2) Leave key in tree to guide searches (but don't consider it equal in search).
3) Cost : ~ 2 ln N' per insert, search, and delete (if keys in random order), where N' is the number of key-value pairs ever inserted in the BST.
4) Unsatisfactory solution: Tombstone (memory) overload.
b) Deleting Minimum:
1) Go left until finding a node with a null left link.
2) Replace that node by its right link.
3) Update subtree counts.
4) Java Implementation :
public void deleteMin()
{
root = deleteMin(root);
}
private Node deleteMin(Node x)
{
if (x.left == null) return x.right;
x.left = deleteMin(x.left);
x.count = 1 + size(x.left) + size(x.right);
return x;
}
c) Hibbard Deletion :
1) [0 children] Delete t by setting parent link to null.
2) [1 child] Delete t by replacing parent link.
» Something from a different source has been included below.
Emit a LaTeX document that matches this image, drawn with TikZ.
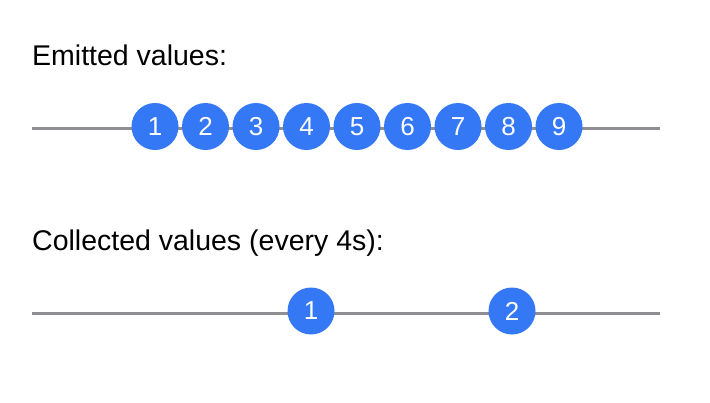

3) [2 children] Find successor x of t. Delete the minimum x in t's right subtree.Put x in t's spot.
4) Java Implementation:
public void delete(Key key)
{
root = delete(root, key);
}
private Node delete(Node x, Key key) {
if (x == null) return null;
int cmp = key.compareTo(x.key);
if (cmp < 0) x.left = delete(x.left, key);
else if (cmp > 0) x.right = delete(x.right, key);
else {
if (x.right == null) return x.left;
if (x.left == null) return x.right;
Node t = x;
x = min(t.right);
x.right = deleteMin(t.right);
x.left = t.left;
}
x.count = size(x.left) + size(x.right) + 1;
return x;
}
5) Unsatisfactory solution: Not symmetric. Trees not random (!) ⇒ sqrt (N) per op.